SEA 2017 -- Early American Mysticisms

deadline for submissions: 
August 30, 2016
full name / name of organization: 
Michelle Sizemore/University of Kentucky

“The mother sea and fountainhead of all religions lies in the mystical experiences of the individual.”
—William James to Henry Rankin, 1901

In the nineteenth century, mystical experience would become a hallmark of religious liberalism. William James affirms its prominence in this abstract’s epigraph, excerpted from a 1901 letter written during his composition of The Varieties of Religious Experience. And yet, the bent for mysticism in North America did not arrive in the nineteenth century (with Ralph Waldo Emerson and the Transcendental Club, as many scholars would have it), but instead stretches back across the centuries to include a diverse array of theistic and non-theistic traditions. One aim of this panel is to recover a spectrum of early American mystical occurrences; another is to restore mysticism as a legitimate category of inquiry, one primed for reconsideration in current postsecular scholarship. While early American studies has long been at the forefront of investigating religions of all creeds, mysticism’s marginal religious practices and parareligious experiences and desires warrant greater attention. Both the postsecular turn and new interdisciplinary methodologies make this panel topic a timely one for reappraisal.

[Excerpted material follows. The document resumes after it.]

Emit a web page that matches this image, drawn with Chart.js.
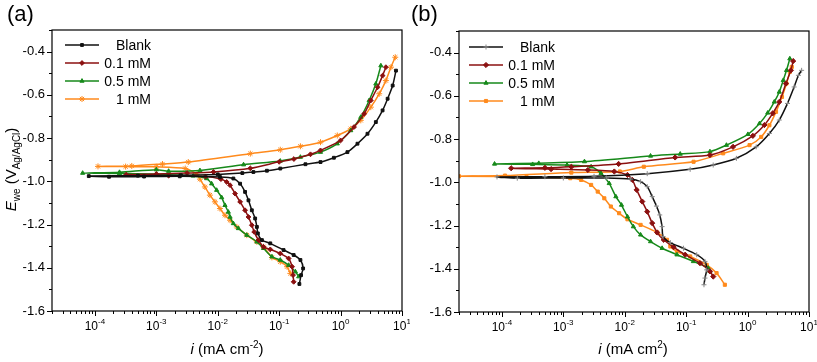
<!DOCTYPE html>
<html>
<head>
<meta charset="utf-8">
<script src="https://cdn.jsdelivr.net/npm/chart.js@4/dist/chart.umd.min.js"></script>
<style>
html,body{margin:0;padding:0;background:#fff;}
#wrap{position:relative;width:817px;height:362px;overflow:hidden;}
canvas{position:absolute;top:0;}
#ca{left:0;}
#cb{left:410px;}
</style>
</head>
<body>
<div id="wrap">
  <canvas id="ca" width="410" height="362"></canvas>
  <canvas id="cb" width="407" height="362"></canvas>
</div>
<script>
// log10 of current density (mA cm-2) and potential (V vs Ag/AgCl)
const seriesNames = ['Blank', '0.1 mM', '0.5 mM', '1 mM'];
const decades = [-4, -3, -2, -1, 0, 1];
const yTicks = [-1.6, -1.4, -1.2, -1.0, -0.8, -0.6, -0.4];

// panel (a)
const aBlankLogI = [-0.671,-0.643,-0.610,-0.654,-0.764,-0.928,-1.145,-1.281,-1.347,-1.363,-1.391,-1.445,-1.500,-1.555,-1.636,-1.746,-1.964,-2.619,-3.200,-3.770,-4.100,-3.300,-2.600,-2.000,-1.600,-1.420,-1.200,-0.982,-0.572,-0.327,-0.109,0.111,0.275,0.438,0.574,0.684,0.766,0.848,0.902];
const aBlankE    = [-1.475,-1.434,-1.403,-1.364,-1.341,-1.318,-1.287,-1.272,-1.241,-1.211,-1.172,-1.134,-1.088,-1.049,-1.011,-0.987,-0.980,-0.977,-0.978,-0.979,-0.976,-0.974,-0.972,-0.968,-0.962,-0.957,-0.951,-0.941,-0.921,-0.911,-0.891,-0.865,-0.826,-0.780,-0.726,-0.672,-0.618,-0.557,-0.488];
const aRedLogI   = [-0.764,-0.774,-0.790,-0.846,-0.982,-1.145,-1.255,-1.337,-1.407,-1.445,-1.500,-1.555,-1.636,-1.718,-1.800,-1.855,-1.950,-2.200,-2.800,-3.490,-3.000,-2.500,-2.070,-1.470,-1.000,-0.760,-0.490,-0.327,0.000,0.219,0.383,0.492,0.602,0.684,0.738];
const aRedE      = [-1.465,-1.434,-1.395,-1.357,-1.334,-1.315,-1.303,-1.272,-1.234,-1.203,-1.165,-1.134,-1.095,-1.057,-1.018,-1.003,-0.990,-0.978,-0.974,-0.969,-0.966,-0.962,-0.957,-0.940,-0.910,-0.897,-0.875,-0.857,-0.811,-0.749,-0.688,-0.626,-0.565,-0.511,-0.472];
const aGreenLogI = [-0.682,-0.736,-0.846,-0.982,-1.118,-1.255,-1.363,-1.527,-1.664,-1.746,-1.800,-1.828,-1.882,-1.936,-2.018,-2.100,-2.182,-2.400,-3.000,-3.600,-4.200,-3.600,-3.000,-2.800,-2.290,-1.580,-0.982,-0.654,-0.327,-0.054,0.165,0.329,0.465,0.574,0.656];
const aGreenE    = [-1.441,-1.418,-1.388,-1.364,-1.349,-1.310,-1.280,-1.249,-1.218,-1.195,-1.165,-1.142,-1.111,-1.075,-1.041,-1.011,-0.987,-0.975,-0.967,-0.964,-0.962,-0.958,-0.946,-0.953,-0.950,-0.923,-0.906,-0.888,-0.865,-0.826,-0.765,-0.703,-0.626,-0.549,-0.465];
const aOrangeLogI= [-0.818,-0.872,-0.982,-1.118,-1.255,-1.363,-1.527,-1.690,-1.800,-1.882,-1.964,-2.046,-2.128,-2.210,-2.290,-2.340,-2.530,-3.000,-3.500,-3.950,-3.400,-2.900,-2.480,-1.470,-0.982,-0.654,-0.327,-0.054,0.165,0.329,0.492,0.629,0.738,0.820,0.890];
const aOrangeE   = [-1.426,-1.395,-1.372,-1.352,-1.303,-1.280,-1.249,-1.211,-1.180,-1.157,-1.126,-1.095,-1.064,-1.026,-0.990,-0.968,-0.941,-0.933,-0.932,-0.931,-0.929,-0.920,-0.911,-0.872,-0.854,-0.838,-0.819,-0.788,-0.757,-0.718,-0.657,-0.595,-0.534,-0.472,-0.426];

// panel (b)
const bBlankLogI = [-0.710,-0.694,-0.666,-0.694,-0.828,-1.044,-1.258,-1.376,-1.392,-1.430,-1.484,-1.553,-1.634,-1.742,-1.903,-2.300,-3.000,-3.750,-4.080,-3.300,-2.500,-1.634,-0.935,-0.560,-0.182,0.140,0.355,0.516,0.650,0.758,0.828,0.880];
const bBlankE    = [-1.474,-1.443,-1.405,-1.366,-1.335,-1.305,-1.279,-1.251,-1.205,-1.151,-1.110,-1.066,-1.020,-0.997,-0.985,-0.980,-0.980,-0.981,-0.975,-0.974,-0.972,-0.960,-0.940,-0.920,-0.889,-0.836,-0.774,-0.712,-0.635,-0.559,-0.505,-0.482];
const bRedLogI   = [-0.559,-0.613,-0.774,-1.016,-1.205,-1.366,-1.473,-1.553,-1.634,-1.715,-1.806,-1.876,-1.956,-2.170,-2.600,-3.200,-3.850,-3.300,-2.870,-2.100,-1.180,-0.613,-0.237,0.086,0.274,0.409,0.516,0.624,0.705,0.742];
const bRedE      = [-1.436,-1.412,-1.374,-1.335,-1.300,-1.266,-1.232,-1.189,-1.136,-1.089,-1.035,-0.989,-0.966,-0.950,-0.943,-0.939,-0.935,-0.933,-0.928,-0.915,-0.885,-0.874,-0.836,-0.785,-0.735,-0.681,-0.628,-0.543,-0.482,-0.439];
const bGreenLogI = [-0.613,-0.640,-0.882,-1.150,-1.392,-1.580,-1.742,-1.860,-1.956,-2.053,-2.145,-2.253,-2.387,-2.548,-2.940,-3.500,-4.120,-3.400,-2.656,-1.580,-1.097,-0.613,-0.344,0.005,0.194,0.328,0.435,0.516,0.581,0.634,0.688];
const bGreenE    = [-1.412,-1.397,-1.366,-1.335,-1.305,-1.274,-1.243,-1.205,-1.159,-1.105,-1.066,-1.005,-0.958,-0.928,-0.920,-0.917,-0.915,-0.912,-0.904,-0.878,-0.869,-0.858,-0.828,-0.778,-0.728,-0.679,-0.628,-0.582,-0.528,-0.482,-0.428];
const bOrangeLogI= [-0.370,-0.505,-0.666,-0.935,-1.150,-1.258,-1.312,-1.473,-1.742,-1.956,-2.092,-2.226,-2.333,-2.440,-2.548,-2.710,-2.887,-3.600,-4.700,-3.950,-2.870,-2.080,-1.690,-0.880,-0.398,0.032,0.221,0.355,0.463,0.560,0.634,0.688,0.720];
const bOrangeE   = [-1.474,-1.420,-1.382,-1.343,-1.320,-1.297,-1.266,-1.232,-1.197,-1.171,-1.143,-1.112,-1.074,-1.043,-1.012,-0.989,-0.981,-0.975,-0.972,-0.969,-0.955,-0.950,-0.928,-0.905,-0.866,-0.828,-0.790,-0.736,-0.674,-0.605,-0.543,-0.489,-0.466];

const colors = ['#111111', '#8b1010', '#16891a', '#ff8a1c'];
const FONT = 'Liberation Sans, Arial, sans-serif';
Chart.defaults.font.family = FONT;

function q(id){ return document.getElementById(id); }
function pts(lg, e){ return lg.map((v, k) => ({ x: Math.pow(10, v), y: e[k] })); }

// draws text pieces in a row: [text, size, italic, dy]
function runs(c, parts, x, y, align){
  const w = parts.map(p => { c.font = `${p[2] ? 'italic ' : ''}${p[1]}px ${FONT}`; return c.measureText(p[0]).width; });
  const tot = w.reduce((s, v) => s + v, 0);
  let cx = align === 'center' ? x - tot / 2 : x;
  parts.forEach((p, k) => {
    c.font = `${p[2] ? 'italic ' : ''}${p[1]}px ${FONT}`;
    c.fillText(p[0], cx, y + (p[3] || 0));
    cx += w[k];
  });
}

const panelPlugin = {
  id: 'panel',
  afterDraw(chart, args, o){
    const c = chart.ctx, a = chart.chartArea, xs = chart.scales.x, ys = chart.scales.y;
    c.save();
    c.strokeStyle = '#000';
    c.fillStyle = '#000';
    c.lineWidth = 1.2;
    c.strokeRect(a.left, a.top, a.right - a.left, a.bottom - a.top);
    c.lineWidth = 1;
    c.beginPath();
    for(let v = -16; v <= -3; v++){
      const y = Math.round(ys.getPixelForValue(v / 10)) + 0.5;
      const len = v % 2 === 0 ? 5 : 3;
      c.moveTo(a.left - len, y); c.lineTo(a.left, y);
    }
    for(let d = -5; d <= 1; d++){
      for(let m = 1; m <= 9; m++){
        const val = m * Math.pow(10, d);
        if(val < xs.min * 0.999 || val > xs.max * 1.001) continue;
        const x = Math.round(xs.getPixelForValue(val)) + 0.5;
        const len = m === 1 ? 5 : 3;
        c.moveTo(x, a.bottom); c.lineTo(x, a.bottom + len);
      }
    }
    c.stroke();

    // decade labels
    c.textBaseline = 'alphabetic';
    decades.forEach(d => {
      const x = xs.getPixelForValue(Math.pow(10, d));
      runs(c, [['10', 12, false, 0], [String(d).replace('-', '-'), 8, false, -6]], x, a.bottom + 19, 'center');
    });

    // axis titles
    runs(c, o.xTitle, (a.left + a.right) / 2 + o.xTitleShift, 354, 'center');
    if(o.yTitle){
      c.save();
      c.translate(16, (a.top + a.bottom) / 2 - 1);
      c.rotate(-Math.PI / 2);
      runs(c, o.yTitle, 0, 0, 'center');
      c.restore();
    }

    // panel letter
    c.font = `22px ${FONT}`;
    c.textAlign = 'left';
    c.fillText(o.letter, o.letterX, 21);

    // legend
    chart.data.datasets.forEach((ds, k) => {
      const y = o.legY[k];
      c.strokeStyle = ds.borderColor;
      c.lineWidth = 1.6;
      c.beginPath(); c.moveTo(o.legX0, y); c.lineTo(o.legX1, y); c.stroke();
      c.fillStyle = ds.backgroundColor;
      c.strokeStyle = ds.pointBorderColor || ds.borderColor;
      c.lineWidth = 1;
      Chart.helpers.drawPoint(c, { pointStyle: ds.pointStyle, radius: ds.pointRadius, borderWidth: 1, rotation: 0 }, (o.legX0 + o.legX1) / 2, y);
      c.fillStyle = '#000';
      c.font = `14px ${FONT}`;
      c.textAlign = 'right';
      c.textBaseline = 'middle';
      c.fillText(ds.label, o.legTX, y + 1);
      c.textAlign = 'left';
      c.textBaseline = 'alphabetic';
    });
    c.restore();
  }
};

function makePanel(id, sets, styles, o){
  return new Chart(q(id), {
    type: 'scatter',
    data: {
      datasets: sets.map((s, k) => ({
        label: seriesNames[k],
        data: pts(s[0], s[1]),
        showLine: true,
        borderColor: colors[k],
        backgroundColor: colors[k],
        pointBorderColor: styles[k].pc || colors[k],
        borderWidth: 1.5,
        pointStyle: styles[k].ps,
        pointRadius: styles[k].r,
        pointBorderWidth: 1,
        pointHoverRadius: 0,
        tension: 0.25
      }))
    },
    options: {
      responsive: false,
      animation: false,
      events: [],
      layout: { padding: { top: o.top, right: o.right, left: 0, bottom: 0 } },
      plugins: { legend: { display: false }, tooltip: { enabled: false }, panel: o },
      scales: {
        x: {
          type: 'logarithmic', min: 2e-5, max: 10,
          grid: { display: false, drawTicks: false },
          border: { display: false },
          ticks: { display: false },
          afterBuildTicks: s => { s.ticks = decades.map(d => ({ value: Math.pow(10, d) })); },
          afterFit: s => { s.height = o.xh; }
        },
        y: {
          type: 'linear', min: -1.6, max: -0.3,
          grid: { display: false, drawTicks: false },
          border: { display: false },
          ticks: { color: '#000', font: { size: 13 }, padding: 7, callback: v => v.toFixed(1) },
          afterBuildTicks: s => { s.ticks = yTicks.map(v => ({ value: v })); },
          afterFit: s => { s.width = o.yw; }
        }
      }
    },
    plugins: [panelPlugin]
  });
}

makePanel('ca',
  [[aBlankLogI, aBlankE], [aRedLogI, aRedE], [aGreenLogI, aGreenE], [aOrangeLogI, aOrangeE]],
  [{ ps: 'rect', r: 2 }, { ps: 'rectRot', r: 2.4 }, { ps: 'triangle', r: 2.4 }, { ps: 'star', r: 3 }],
  {
    top: 30, right: 8, yw: 52, xh: 51,
    letter: '(a)', letterX: 7,
    legX0: 65, legX1: 99, legTX: 151, legY: [45, 63, 81, 99],
    xTitleShift: 0,
    xTitle: [['i', 15, true, 0], [' (mA cm', 15, false, 0], ['-2', 10, false, -6], [')', 15, false, 0]],
    yTitle: [['E', 15, true, 0], ['we', 10, false, 4], [' (V', 15, false, 0], ['Ag/AgCl', 10, false, 4], [')', 15, false, 0]]
  });

makePanel('cb',
  [[bBlankLogI, bBlankE], [bRedLogI, bRedE], [bGreenLogI, bGreenE], [bOrangeLogI, bOrangeE]],
  [{ ps: 'cross', r: 2.5, pc: '#888888' }, { ps: 'rectRot', r: 2.6 }, { ps: 'triangle', r: 2.4 }, { ps: 'rect', r: 2.2 }],
  {
    top: 31, right: 8, yw: 49, xh: 50,
    letter: '(b)', letterX: 1,
    legX0: 59, legX1: 93, legTX: 145, legY: [47, 65, 83, 101],
    xTitleShift: -1,
    xTitle: [['i', 15, true, 0], [' (mA cm', 15, false, 0], ['2', 10, false, -6], [')', 15, false, 0]],
    yTitle: null
  });
</script>
</body>
</html>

This panel welcomes submissions on any topic related to mysticism in the Western hemisphere and Atlantic World. Paper topics could range from the mystical strains of evangelical Protestant and Universalist theologies, to indigenous and African belief systems, to Jewish mystical traditions, to Anglo-American prophecy and Camisard spirit possession. The panel also encourages papers that explore the mysticism of political, social, and literary activity—slave revolts, the Cult of George Washington, Freemasonry, literary pilgrimage, and more. Since the forms and expressions of mysticism are often somatic, “Early American Mysticisms” isespecially interested in testing out both linguistic and non-linguistic approaches to the topic (performative, sensory, affective, material culture, etc.)